La inocencia de los bosques de Cuba empezó a naufragar con la Armada Invencible de Felipe Segundo en el siglo XVI. Árboles preciosos, duros y durables, de la Ínsula edénica y fiel de la corona española sirvieron de cuadernas y mástiles en aquella flota ambiciosa de geopolítica dorada. El hacha desembarcó en aquellos bosques -que entonces sombreaban y a veces hacían impenetrable, el 85 por ciento del territorio cubano- entre los bártulos de conquistadores y colonizadores. Llegó junto con la cruz, la afición notarial y el gusto por el dinero.¿Habrá plantado alguna vez un árbol el rey Felipe? ¿O su padre Carlos Quinto? ¿Y los hacendados criollos del XVIII o del XIX, incluso del siglo XX? ¿Lo habrá plantado W. Bush, que se negó a firmar el protocolo de Kyoto para preservar el “mundoambiente” de las emanaciones tóxicas?
Tampoco lo han plantado los gerentes y dueños de las corporaciones globales, que deciden que los desechos de sus empresas escamoteen el oxígeno de los peces de ríos y mares, y le disputen la pureza a los nutrientes del subsuelo, y propicien sequías saharianas y temperaturas de infierno. Antes que aquellos dos leñadores hubiera querido entrevistar a uno de esos potentados tecnotrónicos y postmodernos, y preguntarle lo mismo que a aquellos cuya humildad les hacía distinguir entre un árbol bonito y útil y otro feo o inhábil. En inglés, desde luego, o en un español primitivo, habría contestado: Ah, mi no saber... O habría pretextado la excusa típica en la retórica de los poderosos: Ha sido obra de mi sucesor, o de mis empleados. Y alargaría un texto enumerando las infinitesimales razones del desarrollo.
Ya nadie vacila en achacar la culpa básica a los países desarrollados. Ellos deciden y escriben diariamente la sentencia de extinción de planeta. Y no es el desarrollo el culpable en esencia. Es el modo irracional de asumirlo y ejercerlo. Ese consumismo, ese confort vitalicio, creciente, que inventa una necesidad huera hoy para sustituirla mañana por otra más excéntrica y banal, y que desgasta el perfil humano de la gente. Y cuya finalidad primordial –promover el consumo extremo- se enreda con la voracidad de bancos, corporaciones, y compañías.
La naturaleza se sustenta en el equilibrio. Este es, quizás, el término más grácil, dulce, de la física, de la lengua y de la vida. Si un cocodrilo, ha escrito un ecólogo brasileño, expresara sus deseos más afines a su condición de ser saurio, exigiría que el mundo fuese un total pantano.
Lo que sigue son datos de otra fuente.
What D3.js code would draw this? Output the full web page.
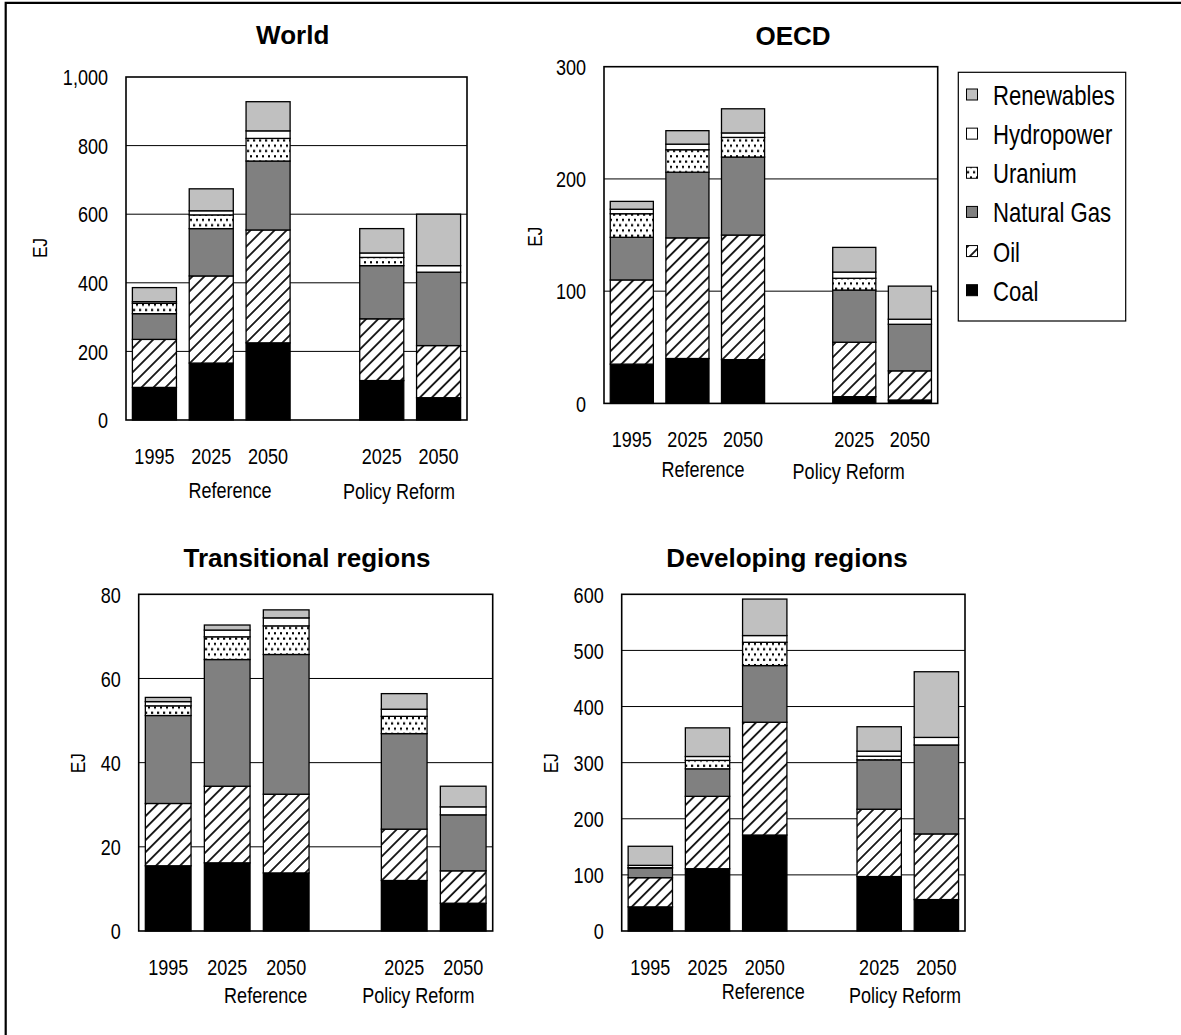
<!DOCTYPE html>
<html>
<head>
<meta charset="utf-8">
<script src="https://cdn.jsdelivr.net/npm/d3@7"></script>
<style>
  html, body { margin: 0; padding: 0; background: #fff; overflow: hidden; }
  svg { display: block; }
</style>
</head>
<body>
<script>
// ---------- DATA ----------
const fuels = ["Coal", "Oil", "Natural Gas", "Uranium", "Hydropower", "Renewables"];
const years = ["1995", "2025", "2050", "2025", "2050"];
const scenarios = ["Reference", "Reference", "Reference", "Policy Reform", "Policy Reform"];
const groupLabels = ["Reference", "Policy Reform"];

// rows follow `fuels` order; columns follow `years`
const worldValues = [
  [95, 166, 225, 115, 65],
  [140, 254, 329, 180, 152],
  [75, 138, 201, 155, 214],
  [30, 40, 66, 24, 0],
  [5, 12, 22, 13, 19],
  [41, 64, 85, 71, 150]
];
const oecdValues = [
  [35, 40, 39, 6, 3],
  [75, 107.5, 111, 48.5, 26],
  [38, 58.5, 69.5, 46.5, 41.5],
  [21, 20, 17.5, 10.5, 0],
  [4, 5, 4, 5.5, 4.5],
  [7, 12, 21.5, 22, 29.5]
];
const transValues = [
  [15.5, 16.2, 13.8, 12, 6.6],
  [14.8, 18.2, 18.7, 12.2, 7.7],
  [20.9, 30.1, 33.2, 22.7, 13.3],
  [2.3, 5.4, 6.8, 4.1, 0],
  [1.0, 1.6, 1.9, 1.7, 1.9],
  [1.0, 1.2, 1.9, 3.7, 4.9]
];
const devValues = [
  [43, 111, 171, 97, 56],
  [52, 129, 201, 120, 117],
  [17, 49, 101, 88, 158.5],
  [1, 15, 41.5, 6.5, 0],
  [4, 7, 12, 9, 13.5],
  [34, 51, 65, 43.5, 117]
];
const worldTicks = [0, 200, 400, 600, 800, 1000];
const oecdTicks = [0, 100, 200, 300];
const transTicks = [0, 20, 40, 60, 80];
const devTicks = [0, 100, 200, 300, 400, 500, 600];

// ---------- LAYOUT ----------
const W = 1181, H = 1035;
const NARROW = 0.82;
const svg = d3.select("body").append("svg").attr("width", W).attr("height", H);

const defs = svg.append("defs");
const hatch = defs.append("pattern").attr("id", "hatch")
  .attr("patternUnits", "userSpaceOnUse").attr("width", 8.5).attr("height", 8.5)
  .attr("patternTransform", "rotate(45)");
hatch.append("rect").attr("width", 8.5).attr("height", 8.5).attr("fill", "#fff");
hatch.append("line").attr("x1", 0).attr("y1", -1).attr("x2", 0).attr("y2", 9.5)
  .attr("stroke", "#000").attr("stroke-width", 1.7);
hatch.append("line").attr("x1", 8.5).attr("y1", -1).attr("x2", 8.5).attr("y2", 9.5)
  .attr("stroke", "#000").attr("stroke-width", 1.7);

const dots = defs.append("pattern").attr("id", "dots")
  .attr("patternUnits", "userSpaceOnUse").attr("width", 6).attr("height", 10.6);
dots.append("rect").attr("width", 6).attr("height", 10.6).attr("fill", "#fff");
dots.append("rect").attr("x", 1).attr("y", 1.5).attr("width", 2.2).attr("height", 2.2).attr("fill", "#000");
dots.append("rect").attr("x", 4).attr("y", 6.8).attr("width", 2.2).attr("height", 2.2).attr("fill", "#000");

const fills = {
  "Coal": "#000000",
  "Oil": "url(#hatch)",
  "Natural Gas": "#808080",
  "Uranium": "url(#dots)",
  "Hydropower": "#ffffff",
  "Renewables": "#c0c0c0"
};

// outer border (only top + left are visible in the reference)
svg.append("path").attr("d", `M5.7,${H} V2.8 H${W}`)
  .attr("fill", "none").attr("stroke", "#000").attr("stroke-width", 2.2);

function ntext(g, x, y, str, anchor, size, rotate) {
  return g.append("text")
    .attr("transform", `translate(${x},${y})` + (rotate ? ` rotate(${rotate})` : "") + ` scale(${NARROW},1)`)
    .attr("text-anchor", anchor)
    .attr("font-family", "'Liberation Sans', Arial, sans-serif")
    .attr("font-size", size)
    .attr("fill", "#000")
    .text(str);
}

const panels = [
  { title: "World", values: worldValues, ticks: worldTicks, fmt: d3.format(","),
    box: { x: 126, y: 77, w: 341, h: 343 }, titlePos: [292.7, 44.3], ej: [46.5, 248],
    groupPos: [[104, 77.5], [273, 78.5]] },
  { title: "OECD", values: oecdValues, ticks: oecdTicks, fmt: d3.format(","),
    box: { x: 604, y: 66.7, w: 333.7, h: 336.7 }, titlePos: [793, 45], ej: [541.5, 236.7],
    groupPos: [[99, 74], [244.7, 75.7]] },
  { title: "Transitional regions", values: transValues, ticks: transTicks, fmt: d3.format(","),
    box: { x: 138.7, y: 594.3, w: 354, h: 336.7 }, titlePos: [307, 567.3], ej: [85, 763.3],
    groupPos: [[127, 71.5], [279.6, 72]] },
  { title: "Developing regions", values: devValues, ticks: devTicks, fmt: d3.format(","),
    box: { x: 621.7, y: 594.3, w: 343.3, h: 336.7 }, titlePos: [787, 567.3], ej: [558.3, 763.3],
    groupPos: [[141.6, 68], [283.3, 72]] }
];

const slotKeys = ["c0", "c1", "c2", "gap", "c3", "c4"];
const colKey = i => "c" + i;

panels.forEach(p => {
  const g = svg.append("g");
  const b = p.box;
  const x = d3.scaleBand().domain(slotKeys).range([b.x, b.x + b.w])
    .paddingInner(0.225).paddingOuter(0.1125);
  const y = d3.scaleLinear().domain([0, d3.max(p.ticks)]).range([b.y + b.h, b.y]);

  // gridlines
  g.append("g").selectAll("line").data(p.ticks.slice(1, -1)).join("line")
    .attr("x1", b.x).attr("x2", b.x + b.w)
    .attr("y1", d => y(d)).attr("y2", d => y(d))
    .attr("stroke", "#000").attr("stroke-width", 1);

  // stacked bars
  const rows = years.map((yr, i) => {
    const r = { key: colKey(i) };
    fuels.forEach((f, k) => { r[f] = p.values[k][i]; });
    return r;
  });
  const series = d3.stack().keys(fuels)(rows);
  g.append("g").selectAll("g").data(series).join("g")
    .attr("fill", s => fills[s.key])
    .selectAll("rect").data(s => s.filter(d => d[1] - d[0] > 0)).join("rect")
    .attr("x", d => x(d.data.key))
    .attr("width", x.bandwidth())
    .attr("y", d => y(d[1]))
    .attr("height", d => y(d[0]) - y(d[1]))
    .attr("stroke", "#000").attr("stroke-width", 1.3);

  // frame
  g.append("rect").attr("x", b.x).attr("y", b.y).attr("width", b.w).attr("height", b.h)
    .attr("fill", "none").attr("stroke", "#000").attr("stroke-width", 1.6);

  // y axis labels
  const yAxis = d3.axisLeft(y).tickValues(p.ticks).tickFormat(p.fmt).tickSize(0).tickPadding(0);
  const ya = g.append("g").attr("transform", `translate(${b.x - 18},0)`).call(yAxis);
  ya.select(".domain").remove();
  ya.selectAll("text")
    .attr("font-family", "'Liberation Sans', Arial, sans-serif")
    .attr("font-size", 22).attr("fill", "#000")
    .attr("x", null).attr("dy", "0.35em")
    .attr("transform", `scale(${NARROW},1)`)
    .attr("text-anchor", "end");

  // year labels
  years.forEach((yr, i) => {
    ntext(g, x(colKey(i)) + x.bandwidth() / 2, b.y + b.h + 43.5, yr, "middle", 22);
  });
  // group labels
  groupLabels.forEach((lbl, j) => {
    ntext(g, b.x + p.groupPos[j][0], b.y + b.h + p.groupPos[j][1], lbl, "middle", 22);
  });

  // EJ
  ntext(g, p.ej[0], p.ej[1], "EJ", "middle", 21, -90);

  // title
  g.append("text").attr("x", p.titlePos[0]).attr("y", p.titlePos[1])
    .attr("text-anchor", "middle")
    .attr("font-family", "'Liberation Sans', Arial, sans-serif")
    .attr("font-weight", "bold").attr("font-size", 26).attr("fill", "#000")
    .text(p.title);
});

// legend
const lg = svg.append("g");
lg.append("rect").attr("x", 958.3).attr("y", 72.3).attr("width", 167.4).attr("height", 248.7)
  .attr("fill", "#fff").attr("stroke", "#000").attr("stroke-width", 1.2);
const legendOrder = fuels.slice().reverse();
const ly = d3.scalePoint().domain(legendOrder).range([105, 300.7]);
legendOrder.forEach(f => {
  lg.append("rect").attr("x", 966.5).attr("y", ly(f) - 16).attr("width", 11).attr("height", 11)
    .attr("fill", fills[f]).attr("stroke", "#000").attr("stroke-width", 1);
  ntext(lg, 993, ly(f), f, "start", 27);
});
</script>
</body>
</html>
Y el león, a su turno, que el orbe se trocara en una llanura africana con gacelas en panales. El Hombre, que entre sus libertades utiliza la capacidad de concebir formas inexistentes y convertirlas en obras, pretende, en su más inconsciente e insensible sector – el de los más ricos, los menos- urbanizar el globo; convertirlo en una ciudad que aplaste el equilibrio vital. Civilización proviene de civitas, nombre latino de ciudad. Y hoy la civilización que el capitalismo ha conducido hacia la desmesura, el paroxismo, adquiere un matiz devastador. Civilización corrosiva. Autogeneratriz de la desgracia.
La humanidad, por más que muchos lo desconozcan, es parte de la naturaleza. Y perecerá con ella... si la destruye. Las culturas antiguas intuyeron con más tino esa peculiaridad del hombre. Leonardo Boff, que de teólogo derivó en ecólogo, ha contado que los miembros de cierta tribu del Matto Grosso van suicidándose según las compañías inversionistas talan y despejan la selva. Pierden con la tierra la identidad y el sentido de la vida. Yibran Jalil Yibran, poeta oriental, procedente de esas culturas mediterráneas que tanto penetraron en el alma humana, compuso un verso insuperable, que se acopla, por la soterrada y distante comunicación de las culturas, con un principio de José Martí: Yibran escribió: “La tierra es mi patria y la humanidad mi familia.” Y Martí: “Patria es humanidad.”
Hagámonos, para terminar, dos preguntas: ¿Será posible que el árbol, por mencionar un ser sensitivo, prevalezca sólo en fotografías y pinturas? ¿Tantos hombres y mujeres del futuro solo verán desde su ventana ramas de hormigón y un cielo de aluminio?
El futuro parece ser una heredad incierta. Porque, como leo en un libro conmovedor –El viejo que leía novelas de amor- del chileno Luis Sepúlveda, el desierto es la obra maestra de los seres humanos.